Rising debt levels can cause some investors to lose confidence in the government’s ability to pay its bills. They would demand substantially higher interest rates.

Higher rates would discourage businesses and consumers from borrowing, thereby slowing the economy. The government would collect less in taxes and spend more on unemployment benefits and other social programs.

That creates a vicious cycle like the one that has entrapped European countries such as Spain, Italy and Greece; Rates are rising, economies buckling, budget deficits widening and debts swelling. So far, that hasn’t happened to the United States.

Investors, worried about the troubles in Europe, have been eager to buy Treasury debt, allowing the federal government to borrow at historically low rates.

— THE FIX:

If he’s elected to a second term, Obama has pledged to reduce the government’s deficits over the next 10 years by about $4 trillion. Obama says he would reduce the growth of federal spending — slowly, to avoid triggering another recession. He also wants to end the Bush-era tax cuts on income that exceeds $200,000 people for single taxpayers and $250,000 for couples.

Republican challenger Mitt Romney says he would also reduce spending growth by capping it at 20 percent of the economy by 2016. In 2012, spending has accounted for about 23 percent of the economy.

Romney would preserve the Bush-era income tax cuts for all taxpayers, regardless of how much they earn.

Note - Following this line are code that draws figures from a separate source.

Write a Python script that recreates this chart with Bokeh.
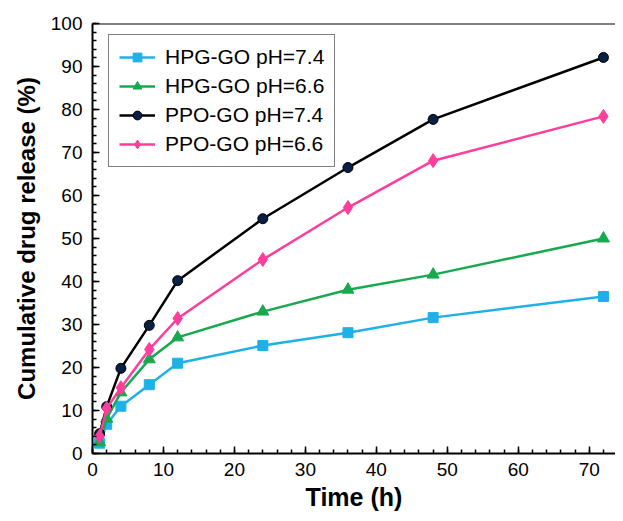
from bokeh.plotting import figure
from bokeh.models import Range1d, SingleIntervalTicker, Span, Legend, LegendItem
from bokeh.embed import file_html
from bokeh.resources import INLINE

time_h = [1, 2, 4, 8, 12, 24, 36, 48, 72]
hpg_74 = [2.4, 6.8, 11.0, 16.0, 21.0, 25.1, 28.1, 31.6, 36.5]
hpg_66 = [2.6, 8.1, 14.2, 21.9, 27.0, 33.0, 38.1, 41.6, 50.0]
ppo_74 = [4.6, 10.9, 19.8, 29.8, 40.2, 54.6, 66.5, 77.7, 92.1]
ppo_66 = [4.0, 10.5, 15.3, 24.2, 31.4, 45.1, 57.2, 68.1, 78.4]
labels = ["HPG-GO pH=7.4", "HPG-GO pH=6.6", "PPO-GO pH=7.4", "PPO-GO pH=6.6"]
x_title = "Time (h)"
y_title = "Cumulative drug release (%)"

FONT = "Liberation Sans"

p = figure(width=615, height=513, output_backend="svg", toolbar_location=None,
           x_range=Range1d(0, 73.7), y_range=Range1d(0, 100),
           min_border_left=92, min_border_right=0, min_border_top=23, min_border_bottom=60)
p.outline_line_color = None
p.xgrid.visible = False
p.ygrid.visible = False
p.background_fill_color = "white"

for ax in (p.xaxis[0], p.yaxis[0]):
    ax.ticker = SingleIntervalTicker(interval=10, num_minor_ticks=5)
    ax.major_tick_in = 7
    ax.major_tick_out = 0
    ax.minor_tick_in = 4
    ax.minor_tick_out = 0
    ax.axis_line_width = 2
    ax.major_tick_line_width = 1.5
    ax.minor_tick_line_width = 1.5
    ax.major_label_text_font = FONT
    ax.major_label_text_font_size = "19px"
    ax.major_label_text_color = "black"
    ax.axis_label_text_font = FONT
    ax.axis_label_text_font_style = "bold"
    ax.axis_label_text_color = "black"

p.xaxis.axis_label = x_title
p.yaxis.axis_label = y_title
p.xaxis.axis_label_text_font_size = "25px"
p.yaxis.axis_label_text_font_size = "24px"
p.xaxis.major_label_standoff = 9
p.xaxis.axis_label_standoff = 4
p.yaxis.major_label_standoff = 10
p.yaxis.axis_label_standoff = 8

p.add_layout(Span(location=100, dimension="width", line_color="black", line_width=2))

blue = "#1FB0E8"
green = "#17A94D"
pink = "#FF3E9B"

l1 = p.line(time_h, hpg_74, line_color=blue, line_width=2.5)
m1 = p.scatter(time_h, hpg_74, marker="square", size=10, fill_color=blue, line_color=blue)
l2 = p.line(time_h, hpg_66, line_color=green, line_width=2.5)
m2 = p.scatter(time_h, hpg_66, marker="triangle", size=12, fill_color=green, line_color=green)
l3 = p.line(time_h, ppo_74, line_color="black", line_width=2.5)
m3 = p.scatter(time_h, ppo_74, marker="circle", size=10, fill_color="#0A1F44", line_color="black")
l4 = p.line(time_h, ppo_66, line_color=pink, line_width=2.5)
m4 = p.scatter(time_h, ppo_66, marker="diamond", size=14, fill_color=pink, line_color=pink)

legend = Legend(items=[
    LegendItem(label=labels[0], renderers=[l1, m1]),
    LegendItem(label=labels[1], renderers=[l2, m2]),
    LegendItem(label=labels[2], renderers=[l3, m3]),
    LegendItem(label=labels[3], renderers=[l4, m4]),
], location=(16, 286))
legend.border_line_color = "black"
legend.border_line_width = 1
legend.background_fill_alpha = 1
legend.padding = 10
legend.spacing = 5
legend.glyph_height = 22
legend.glyph_width = 36
legend.label_standoff = 10
legend.label_text_font = FONT
legend.label_text_font_size = "21px"
legend.label_text_color = "black"
legend.margin = 0
p.add_layout(legend, "center")

open("out.html", "w").write(file_html(p, INLINE))
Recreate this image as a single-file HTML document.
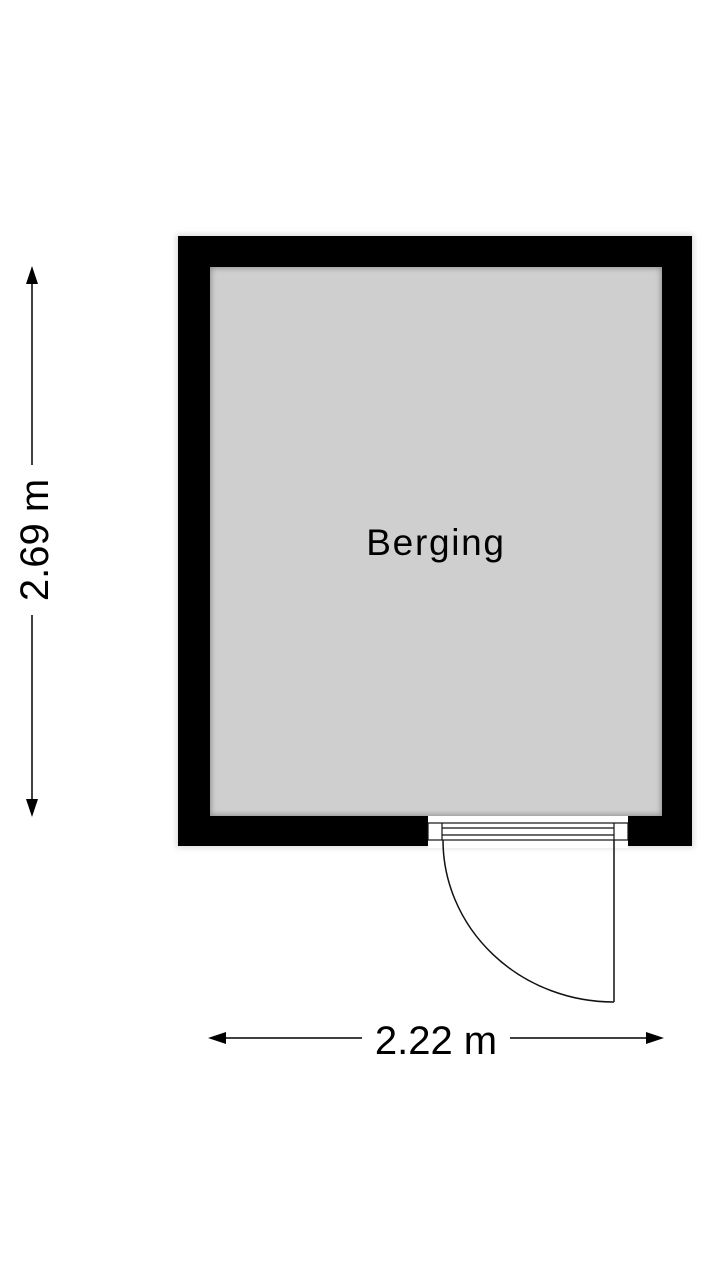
<!DOCTYPE html>
<html><head><style>body{margin:0;background:#fff;}</style></head><body>
<svg width="720" height="1280" xmlns="http://www.w3.org/2000/svg">
<defs><filter id="s" x="-10%" y="-10%" width="120%" height="120%"><feGaussianBlur stdDeviation="3"/></filter>
<clipPath id="c"><rect x="210" y="267" width="452" height="549"/></clipPath></defs>
<rect x="176" y="234" width="518" height="614" fill="#ddd" filter="url(#s)"/>
<rect x="178" y="236" width="514" height="610" fill="#000"/>
<rect x="210" y="267" width="452" height="549" fill="#cfcfcf"/>
<rect x="208" y="265" width="456" height="553" fill="none" stroke="#8a8a8a" stroke-width="6" filter="url(#s)" clip-path="url(#c)"/>
<rect x="428" y="816" width="200" height="32" fill="#fff"/>
<g stroke="#111" stroke-width="1.2" fill="none">
<rect x="428" y="823" width="200" height="17"/>
<line x1="442" y1="823" x2="442" y2="840"/><line x1="614" y1="823" x2="614" y2="840"/>
<line x1="442" y1="828" x2="614" y2="828"/><line x1="442" y1="835" x2="614" y2="835"/>
<path d="M443 840 A171 162 0 0 0 614 1002" stroke-width="1.5"/>
<line x1="614" y1="840" x2="614" y2="1002" stroke-width="1.5"/>
</g>
<g stroke="#000" stroke-width="1.5">
<line x1="32" y1="280" x2="32" y2="465"/><line x1="32" y1="615" x2="32" y2="805"/>
<line x1="222" y1="1038" x2="362" y2="1038"/><line x1="510" y1="1038" x2="650" y2="1038"/>
</g>
<polygon points="32,266 26,284 38,284"/><polygon points="32,817 26,799 38,799"/>
<polygon points="208,1038 226,1032 226,1044"/><polygon points="664,1038 646,1032 646,1044"/>
<text x="436" y="1054" font-family="Liberation Sans, sans-serif" font-size="40" text-anchor="middle">2.22 m</text>
<text transform="translate(48,540) rotate(-90)" font-family="Liberation Sans, sans-serif" font-size="40" text-anchor="middle">2.69 m</text>
<text x="436" y="555" font-family="Liberation Sans, sans-serif" font-size="37" text-anchor="middle" letter-spacing="1.7">Berging</text>
</svg>
</body></html>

The economy is too weak to raise taxes on anyone, Romney has argued.

He says his plan to cut income tax rates for everyone by an additional 20 percent would help produce more tax revenue. And he says he would reduce the deficit in part by curbing some tax loopholes and deductions.

Complicating the political options is a crisis that Congress must first resolve: A budget deadlock could send the economy over a “fiscal cliff” next year, when tax increases and deep spending cuts will take effect unless a budget deal is reached.

After the elections, Congress may address the budget crisis during a lame-duck session.